======== Record excerpts ========

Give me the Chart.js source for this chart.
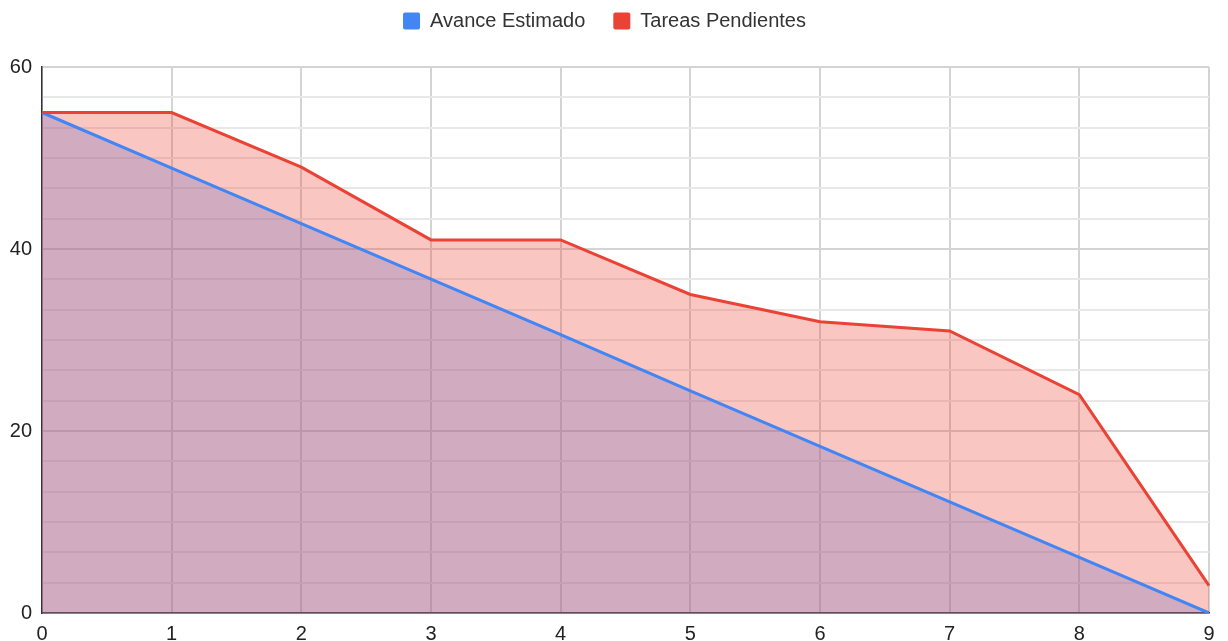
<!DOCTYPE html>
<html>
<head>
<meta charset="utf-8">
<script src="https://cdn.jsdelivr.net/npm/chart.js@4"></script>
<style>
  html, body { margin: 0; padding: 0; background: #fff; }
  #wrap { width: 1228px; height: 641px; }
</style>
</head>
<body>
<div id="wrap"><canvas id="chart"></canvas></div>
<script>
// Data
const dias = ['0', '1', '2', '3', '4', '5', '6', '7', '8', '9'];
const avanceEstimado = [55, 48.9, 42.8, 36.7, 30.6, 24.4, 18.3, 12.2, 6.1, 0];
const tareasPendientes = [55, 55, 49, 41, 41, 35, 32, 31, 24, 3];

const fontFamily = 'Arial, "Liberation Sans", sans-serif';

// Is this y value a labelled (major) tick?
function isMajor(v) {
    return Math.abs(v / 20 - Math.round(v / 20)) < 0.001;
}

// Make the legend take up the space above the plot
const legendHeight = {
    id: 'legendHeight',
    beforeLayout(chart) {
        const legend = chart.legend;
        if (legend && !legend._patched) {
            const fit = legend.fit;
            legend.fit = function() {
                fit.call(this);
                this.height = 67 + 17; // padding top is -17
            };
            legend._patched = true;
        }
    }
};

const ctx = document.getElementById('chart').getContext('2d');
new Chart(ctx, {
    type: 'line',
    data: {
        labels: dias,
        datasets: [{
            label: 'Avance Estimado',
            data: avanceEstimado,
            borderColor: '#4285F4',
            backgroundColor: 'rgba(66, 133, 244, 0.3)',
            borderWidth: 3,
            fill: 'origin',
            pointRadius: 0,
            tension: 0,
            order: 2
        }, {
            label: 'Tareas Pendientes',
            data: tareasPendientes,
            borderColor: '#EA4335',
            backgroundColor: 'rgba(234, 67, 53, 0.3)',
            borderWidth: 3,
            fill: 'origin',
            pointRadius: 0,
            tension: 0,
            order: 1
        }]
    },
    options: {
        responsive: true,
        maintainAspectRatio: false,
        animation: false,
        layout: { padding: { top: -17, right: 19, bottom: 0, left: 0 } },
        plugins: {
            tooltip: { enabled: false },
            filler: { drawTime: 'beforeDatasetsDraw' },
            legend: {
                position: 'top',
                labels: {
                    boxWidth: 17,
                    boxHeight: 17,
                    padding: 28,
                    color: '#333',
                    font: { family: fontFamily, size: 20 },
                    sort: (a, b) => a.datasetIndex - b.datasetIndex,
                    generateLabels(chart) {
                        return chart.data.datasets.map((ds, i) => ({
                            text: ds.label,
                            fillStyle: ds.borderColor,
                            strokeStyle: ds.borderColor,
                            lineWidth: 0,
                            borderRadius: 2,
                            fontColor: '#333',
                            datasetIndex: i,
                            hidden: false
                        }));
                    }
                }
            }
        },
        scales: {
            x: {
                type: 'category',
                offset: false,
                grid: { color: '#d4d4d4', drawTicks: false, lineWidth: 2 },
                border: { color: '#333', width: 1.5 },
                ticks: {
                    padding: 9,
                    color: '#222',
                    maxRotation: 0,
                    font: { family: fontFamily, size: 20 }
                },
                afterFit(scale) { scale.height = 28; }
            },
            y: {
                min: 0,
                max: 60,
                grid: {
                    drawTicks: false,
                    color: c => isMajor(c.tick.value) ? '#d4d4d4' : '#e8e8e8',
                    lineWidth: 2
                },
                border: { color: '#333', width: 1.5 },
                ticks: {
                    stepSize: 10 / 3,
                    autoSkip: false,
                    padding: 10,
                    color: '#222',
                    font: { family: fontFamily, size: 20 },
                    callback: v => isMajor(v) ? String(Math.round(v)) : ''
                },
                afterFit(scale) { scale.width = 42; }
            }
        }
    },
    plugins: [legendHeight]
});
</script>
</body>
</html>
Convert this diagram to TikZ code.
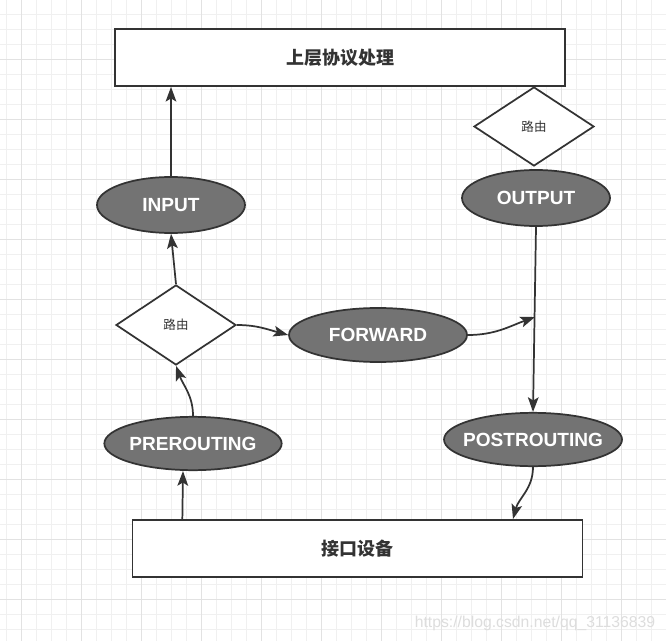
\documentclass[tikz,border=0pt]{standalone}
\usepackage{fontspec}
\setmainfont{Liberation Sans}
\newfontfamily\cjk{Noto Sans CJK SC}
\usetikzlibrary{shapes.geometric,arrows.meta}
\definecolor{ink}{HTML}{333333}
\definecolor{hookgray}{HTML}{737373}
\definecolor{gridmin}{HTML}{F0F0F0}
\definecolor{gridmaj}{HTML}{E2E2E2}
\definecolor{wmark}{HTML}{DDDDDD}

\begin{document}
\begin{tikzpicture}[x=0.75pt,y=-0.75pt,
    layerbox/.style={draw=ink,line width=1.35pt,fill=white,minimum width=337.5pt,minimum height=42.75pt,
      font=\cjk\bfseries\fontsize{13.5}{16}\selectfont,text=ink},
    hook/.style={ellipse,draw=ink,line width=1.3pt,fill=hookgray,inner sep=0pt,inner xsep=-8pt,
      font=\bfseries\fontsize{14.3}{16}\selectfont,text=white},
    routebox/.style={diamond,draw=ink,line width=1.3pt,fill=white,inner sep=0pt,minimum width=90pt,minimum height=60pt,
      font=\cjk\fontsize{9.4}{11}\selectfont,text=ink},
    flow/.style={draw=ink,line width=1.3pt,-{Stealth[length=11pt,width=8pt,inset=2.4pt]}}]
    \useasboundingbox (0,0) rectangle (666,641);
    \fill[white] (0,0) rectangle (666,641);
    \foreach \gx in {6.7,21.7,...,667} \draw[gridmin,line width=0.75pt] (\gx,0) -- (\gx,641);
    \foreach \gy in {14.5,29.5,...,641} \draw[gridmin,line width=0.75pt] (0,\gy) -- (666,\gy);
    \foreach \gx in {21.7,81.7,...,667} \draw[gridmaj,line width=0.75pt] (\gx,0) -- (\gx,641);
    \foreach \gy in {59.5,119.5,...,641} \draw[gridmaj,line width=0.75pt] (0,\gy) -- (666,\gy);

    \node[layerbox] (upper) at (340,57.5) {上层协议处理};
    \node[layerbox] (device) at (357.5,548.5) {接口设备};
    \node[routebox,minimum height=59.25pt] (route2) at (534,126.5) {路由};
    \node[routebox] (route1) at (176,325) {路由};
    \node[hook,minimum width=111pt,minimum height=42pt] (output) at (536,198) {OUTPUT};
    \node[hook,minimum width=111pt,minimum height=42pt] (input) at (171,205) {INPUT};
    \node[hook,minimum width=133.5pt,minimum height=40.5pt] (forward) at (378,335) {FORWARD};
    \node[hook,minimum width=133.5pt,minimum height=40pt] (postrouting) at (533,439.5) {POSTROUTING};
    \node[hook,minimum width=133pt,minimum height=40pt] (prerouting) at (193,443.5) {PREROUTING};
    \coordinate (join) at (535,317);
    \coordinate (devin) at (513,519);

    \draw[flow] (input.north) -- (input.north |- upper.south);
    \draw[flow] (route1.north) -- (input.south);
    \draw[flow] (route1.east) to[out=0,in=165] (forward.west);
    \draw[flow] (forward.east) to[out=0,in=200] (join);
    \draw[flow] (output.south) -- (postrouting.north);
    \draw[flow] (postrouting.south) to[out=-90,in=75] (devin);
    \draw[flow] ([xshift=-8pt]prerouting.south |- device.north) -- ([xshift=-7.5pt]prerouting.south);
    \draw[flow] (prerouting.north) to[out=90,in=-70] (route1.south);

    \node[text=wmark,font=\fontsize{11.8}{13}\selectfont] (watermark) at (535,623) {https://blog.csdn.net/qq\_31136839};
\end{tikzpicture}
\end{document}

========
======== Record excerpts ========

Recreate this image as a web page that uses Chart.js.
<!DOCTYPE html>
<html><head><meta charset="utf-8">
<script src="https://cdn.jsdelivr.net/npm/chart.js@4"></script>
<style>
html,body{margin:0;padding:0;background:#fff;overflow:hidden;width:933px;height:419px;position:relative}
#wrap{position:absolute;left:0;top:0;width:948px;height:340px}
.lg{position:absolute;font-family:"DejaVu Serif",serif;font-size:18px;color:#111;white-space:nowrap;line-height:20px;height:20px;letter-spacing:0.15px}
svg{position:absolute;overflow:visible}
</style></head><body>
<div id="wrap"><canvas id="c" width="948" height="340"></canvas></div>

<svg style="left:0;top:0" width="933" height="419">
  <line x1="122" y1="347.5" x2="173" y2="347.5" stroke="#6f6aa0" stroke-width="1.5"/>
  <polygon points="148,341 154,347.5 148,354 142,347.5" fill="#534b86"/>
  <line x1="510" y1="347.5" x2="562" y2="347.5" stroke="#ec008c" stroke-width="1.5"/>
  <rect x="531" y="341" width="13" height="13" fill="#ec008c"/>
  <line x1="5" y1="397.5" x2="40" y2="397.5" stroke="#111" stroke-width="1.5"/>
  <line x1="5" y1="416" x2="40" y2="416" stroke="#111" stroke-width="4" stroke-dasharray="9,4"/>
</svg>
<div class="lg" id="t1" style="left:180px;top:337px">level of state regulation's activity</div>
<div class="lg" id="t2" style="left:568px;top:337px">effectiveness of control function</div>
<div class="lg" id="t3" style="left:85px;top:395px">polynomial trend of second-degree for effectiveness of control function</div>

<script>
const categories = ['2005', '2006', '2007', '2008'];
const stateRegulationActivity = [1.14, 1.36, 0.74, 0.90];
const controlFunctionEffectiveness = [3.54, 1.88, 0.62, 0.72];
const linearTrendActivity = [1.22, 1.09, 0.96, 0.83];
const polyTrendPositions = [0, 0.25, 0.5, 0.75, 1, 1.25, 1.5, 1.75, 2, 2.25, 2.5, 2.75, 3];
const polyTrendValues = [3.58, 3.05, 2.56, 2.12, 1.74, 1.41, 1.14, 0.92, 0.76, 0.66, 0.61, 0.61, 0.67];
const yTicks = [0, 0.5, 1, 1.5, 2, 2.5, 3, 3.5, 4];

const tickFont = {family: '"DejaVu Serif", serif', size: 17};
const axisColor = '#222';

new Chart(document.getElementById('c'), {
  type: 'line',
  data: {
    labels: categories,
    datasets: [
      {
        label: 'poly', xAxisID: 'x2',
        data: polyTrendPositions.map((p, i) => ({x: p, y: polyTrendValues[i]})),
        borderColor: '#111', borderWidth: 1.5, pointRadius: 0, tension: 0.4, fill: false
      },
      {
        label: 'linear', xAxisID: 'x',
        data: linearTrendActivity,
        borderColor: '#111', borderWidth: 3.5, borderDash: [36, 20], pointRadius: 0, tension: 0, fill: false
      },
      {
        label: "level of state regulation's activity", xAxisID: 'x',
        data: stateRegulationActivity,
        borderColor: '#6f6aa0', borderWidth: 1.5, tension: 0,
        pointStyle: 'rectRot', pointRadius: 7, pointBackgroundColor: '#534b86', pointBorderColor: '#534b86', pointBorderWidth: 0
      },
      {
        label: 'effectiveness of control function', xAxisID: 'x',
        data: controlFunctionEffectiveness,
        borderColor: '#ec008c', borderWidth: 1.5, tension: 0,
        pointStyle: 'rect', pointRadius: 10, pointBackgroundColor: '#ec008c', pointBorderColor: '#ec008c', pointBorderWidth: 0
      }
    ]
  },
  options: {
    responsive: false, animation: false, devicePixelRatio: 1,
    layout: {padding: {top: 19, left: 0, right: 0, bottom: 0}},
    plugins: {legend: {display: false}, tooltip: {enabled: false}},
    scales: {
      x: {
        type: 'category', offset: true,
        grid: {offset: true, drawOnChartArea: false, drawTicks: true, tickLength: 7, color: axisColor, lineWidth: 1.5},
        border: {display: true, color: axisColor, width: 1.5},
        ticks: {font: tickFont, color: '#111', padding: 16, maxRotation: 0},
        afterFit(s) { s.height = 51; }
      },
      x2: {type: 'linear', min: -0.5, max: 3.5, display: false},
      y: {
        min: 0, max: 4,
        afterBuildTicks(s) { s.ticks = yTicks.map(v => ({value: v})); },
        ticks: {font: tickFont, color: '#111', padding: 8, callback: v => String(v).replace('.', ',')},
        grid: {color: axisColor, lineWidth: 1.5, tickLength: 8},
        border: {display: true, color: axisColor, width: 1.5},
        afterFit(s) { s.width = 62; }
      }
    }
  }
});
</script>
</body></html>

========
======== Record excerpts ========

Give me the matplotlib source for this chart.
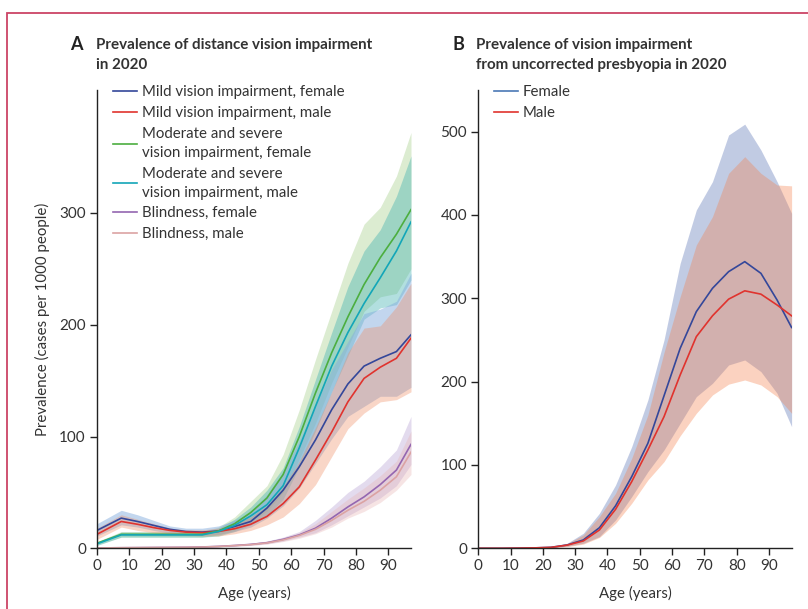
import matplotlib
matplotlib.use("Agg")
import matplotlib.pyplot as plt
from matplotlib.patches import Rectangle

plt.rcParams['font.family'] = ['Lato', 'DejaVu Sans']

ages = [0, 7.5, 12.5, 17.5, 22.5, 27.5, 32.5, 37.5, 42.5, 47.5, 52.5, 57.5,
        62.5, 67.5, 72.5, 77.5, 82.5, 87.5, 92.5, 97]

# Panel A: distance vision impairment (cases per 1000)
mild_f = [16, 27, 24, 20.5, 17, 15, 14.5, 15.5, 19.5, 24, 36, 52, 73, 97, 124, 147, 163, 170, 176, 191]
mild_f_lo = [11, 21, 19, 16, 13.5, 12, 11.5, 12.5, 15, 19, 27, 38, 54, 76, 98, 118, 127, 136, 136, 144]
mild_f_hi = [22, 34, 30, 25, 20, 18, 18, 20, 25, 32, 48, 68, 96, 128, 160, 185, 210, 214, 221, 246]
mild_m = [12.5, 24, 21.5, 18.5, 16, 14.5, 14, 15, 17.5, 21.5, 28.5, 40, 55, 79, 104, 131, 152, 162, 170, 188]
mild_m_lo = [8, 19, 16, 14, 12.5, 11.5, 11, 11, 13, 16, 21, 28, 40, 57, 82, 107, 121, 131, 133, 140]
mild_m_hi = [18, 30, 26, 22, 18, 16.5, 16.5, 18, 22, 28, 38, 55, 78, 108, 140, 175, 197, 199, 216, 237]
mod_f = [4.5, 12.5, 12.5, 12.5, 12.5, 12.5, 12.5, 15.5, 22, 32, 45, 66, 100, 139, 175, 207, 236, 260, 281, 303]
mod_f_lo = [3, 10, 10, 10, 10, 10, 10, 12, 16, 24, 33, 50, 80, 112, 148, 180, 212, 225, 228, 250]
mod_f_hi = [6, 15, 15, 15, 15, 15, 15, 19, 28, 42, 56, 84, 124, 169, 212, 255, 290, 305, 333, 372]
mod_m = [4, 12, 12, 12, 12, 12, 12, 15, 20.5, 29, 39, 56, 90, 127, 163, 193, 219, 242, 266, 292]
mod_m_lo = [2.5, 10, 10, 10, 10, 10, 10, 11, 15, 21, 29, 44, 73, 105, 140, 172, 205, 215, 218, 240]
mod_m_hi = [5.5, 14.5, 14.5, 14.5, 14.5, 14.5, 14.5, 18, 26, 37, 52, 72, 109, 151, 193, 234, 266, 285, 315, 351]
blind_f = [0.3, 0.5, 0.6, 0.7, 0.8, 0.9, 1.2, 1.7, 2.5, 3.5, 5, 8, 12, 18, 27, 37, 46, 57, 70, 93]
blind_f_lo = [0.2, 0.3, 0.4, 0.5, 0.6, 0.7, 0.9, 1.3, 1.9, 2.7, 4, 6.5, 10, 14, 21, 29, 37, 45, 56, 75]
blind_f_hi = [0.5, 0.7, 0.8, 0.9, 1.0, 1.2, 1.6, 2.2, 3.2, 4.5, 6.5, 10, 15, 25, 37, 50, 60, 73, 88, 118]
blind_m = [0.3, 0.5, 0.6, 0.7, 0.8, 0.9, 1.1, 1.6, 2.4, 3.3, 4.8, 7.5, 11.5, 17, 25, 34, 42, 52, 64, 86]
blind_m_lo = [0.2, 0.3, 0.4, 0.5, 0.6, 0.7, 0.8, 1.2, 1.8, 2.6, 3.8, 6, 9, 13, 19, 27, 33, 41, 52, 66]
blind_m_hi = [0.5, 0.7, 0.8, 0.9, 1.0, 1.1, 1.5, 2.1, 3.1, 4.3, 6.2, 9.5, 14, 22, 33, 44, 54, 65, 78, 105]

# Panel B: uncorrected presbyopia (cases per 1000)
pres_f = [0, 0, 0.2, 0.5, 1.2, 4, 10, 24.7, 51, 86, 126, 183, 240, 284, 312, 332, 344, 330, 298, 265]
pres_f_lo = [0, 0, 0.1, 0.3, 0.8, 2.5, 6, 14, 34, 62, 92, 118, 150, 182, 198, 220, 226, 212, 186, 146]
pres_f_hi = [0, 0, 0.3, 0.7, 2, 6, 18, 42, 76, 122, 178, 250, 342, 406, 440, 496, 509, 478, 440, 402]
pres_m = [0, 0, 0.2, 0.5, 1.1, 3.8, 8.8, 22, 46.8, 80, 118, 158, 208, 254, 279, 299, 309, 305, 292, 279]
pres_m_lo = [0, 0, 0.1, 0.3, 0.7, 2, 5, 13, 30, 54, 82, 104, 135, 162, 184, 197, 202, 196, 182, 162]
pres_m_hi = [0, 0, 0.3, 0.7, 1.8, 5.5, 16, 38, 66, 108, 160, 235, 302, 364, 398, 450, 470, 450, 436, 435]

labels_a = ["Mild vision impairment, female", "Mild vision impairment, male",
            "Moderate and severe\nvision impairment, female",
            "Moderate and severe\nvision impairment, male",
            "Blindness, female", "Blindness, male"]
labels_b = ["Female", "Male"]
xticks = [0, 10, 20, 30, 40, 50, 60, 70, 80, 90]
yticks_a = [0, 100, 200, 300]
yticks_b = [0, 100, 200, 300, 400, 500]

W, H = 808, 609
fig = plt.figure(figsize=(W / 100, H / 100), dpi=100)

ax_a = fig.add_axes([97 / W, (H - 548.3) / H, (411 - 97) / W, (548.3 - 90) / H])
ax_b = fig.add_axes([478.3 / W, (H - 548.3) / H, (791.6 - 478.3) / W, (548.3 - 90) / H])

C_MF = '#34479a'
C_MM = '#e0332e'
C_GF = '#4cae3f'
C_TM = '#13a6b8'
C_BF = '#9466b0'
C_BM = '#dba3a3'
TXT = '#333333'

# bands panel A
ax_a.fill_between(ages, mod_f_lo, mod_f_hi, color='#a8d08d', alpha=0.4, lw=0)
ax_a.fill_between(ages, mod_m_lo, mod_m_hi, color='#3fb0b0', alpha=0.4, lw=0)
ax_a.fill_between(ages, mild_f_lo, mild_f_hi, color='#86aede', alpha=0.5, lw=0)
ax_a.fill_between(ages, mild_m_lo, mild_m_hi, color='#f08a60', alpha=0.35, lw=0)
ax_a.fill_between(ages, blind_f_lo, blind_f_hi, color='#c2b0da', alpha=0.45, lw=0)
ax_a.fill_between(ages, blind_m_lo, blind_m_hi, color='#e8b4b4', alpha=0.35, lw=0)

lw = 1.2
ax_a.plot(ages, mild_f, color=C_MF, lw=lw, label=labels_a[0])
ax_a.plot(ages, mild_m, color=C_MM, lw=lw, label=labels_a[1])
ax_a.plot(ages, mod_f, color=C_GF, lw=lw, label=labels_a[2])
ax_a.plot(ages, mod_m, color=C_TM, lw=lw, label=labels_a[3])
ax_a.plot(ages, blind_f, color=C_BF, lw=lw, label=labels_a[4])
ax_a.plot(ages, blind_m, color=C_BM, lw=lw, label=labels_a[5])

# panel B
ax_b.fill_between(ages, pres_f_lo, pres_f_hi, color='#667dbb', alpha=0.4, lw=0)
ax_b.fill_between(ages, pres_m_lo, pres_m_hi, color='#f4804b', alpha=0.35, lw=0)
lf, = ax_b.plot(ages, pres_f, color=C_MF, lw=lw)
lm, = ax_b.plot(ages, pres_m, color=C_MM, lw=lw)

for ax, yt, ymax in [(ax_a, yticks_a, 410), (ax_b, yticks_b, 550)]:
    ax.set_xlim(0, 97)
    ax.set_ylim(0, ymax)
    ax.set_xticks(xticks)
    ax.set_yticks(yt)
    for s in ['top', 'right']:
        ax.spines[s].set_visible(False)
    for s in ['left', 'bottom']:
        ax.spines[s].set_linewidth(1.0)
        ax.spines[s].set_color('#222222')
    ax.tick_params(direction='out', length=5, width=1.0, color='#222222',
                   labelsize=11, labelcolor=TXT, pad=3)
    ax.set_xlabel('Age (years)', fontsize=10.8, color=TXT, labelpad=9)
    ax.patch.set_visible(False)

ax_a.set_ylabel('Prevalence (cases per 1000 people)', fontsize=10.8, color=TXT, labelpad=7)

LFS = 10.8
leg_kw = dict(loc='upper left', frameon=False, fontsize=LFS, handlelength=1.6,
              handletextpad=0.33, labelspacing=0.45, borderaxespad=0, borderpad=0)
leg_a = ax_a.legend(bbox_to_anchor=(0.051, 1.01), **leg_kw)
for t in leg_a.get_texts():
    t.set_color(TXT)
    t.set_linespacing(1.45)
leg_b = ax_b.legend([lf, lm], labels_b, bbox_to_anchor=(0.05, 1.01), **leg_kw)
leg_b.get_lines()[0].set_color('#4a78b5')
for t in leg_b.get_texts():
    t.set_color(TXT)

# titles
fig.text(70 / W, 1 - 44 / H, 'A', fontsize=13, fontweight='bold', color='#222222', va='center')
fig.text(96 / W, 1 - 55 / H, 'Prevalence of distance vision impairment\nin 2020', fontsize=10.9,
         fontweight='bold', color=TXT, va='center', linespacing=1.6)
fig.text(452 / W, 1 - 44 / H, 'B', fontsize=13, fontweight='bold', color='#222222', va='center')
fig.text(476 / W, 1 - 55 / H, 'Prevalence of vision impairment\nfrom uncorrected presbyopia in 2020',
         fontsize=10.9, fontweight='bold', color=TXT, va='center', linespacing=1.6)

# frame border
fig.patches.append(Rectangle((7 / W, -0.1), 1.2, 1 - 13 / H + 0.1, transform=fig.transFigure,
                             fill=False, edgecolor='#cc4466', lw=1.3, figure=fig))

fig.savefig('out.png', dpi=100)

========

• **Written problem**: Among the records above, locate the line containing "Give me the matplotlib source for this chart." and the line containing "62.5, 67.5, 72.5, 77.5, 82.5, 87.5, 92.5, 97]", then transcribe exactly the lines starting at the first and ending at the second, with no pictures.

• **Result of this exercise**:
Give me the matplotlib source for this chart.
import matplotlib
matplotlib.use("Agg")
import matplotlib.pyplot as plt
from matplotlib.patches import Rectangle

plt.rcParams['font.family'] = ['Lato', 'DejaVu Sans']

ages = [0, 7.5, 12.5, 17.5, 22.5, 27.5, 32.5, 37.5, 42.5, 47.5, 52.5, 57.5,
        62.5, 67.5, 72.5, 77.5, 82.5, 87.5, 92.5, 97]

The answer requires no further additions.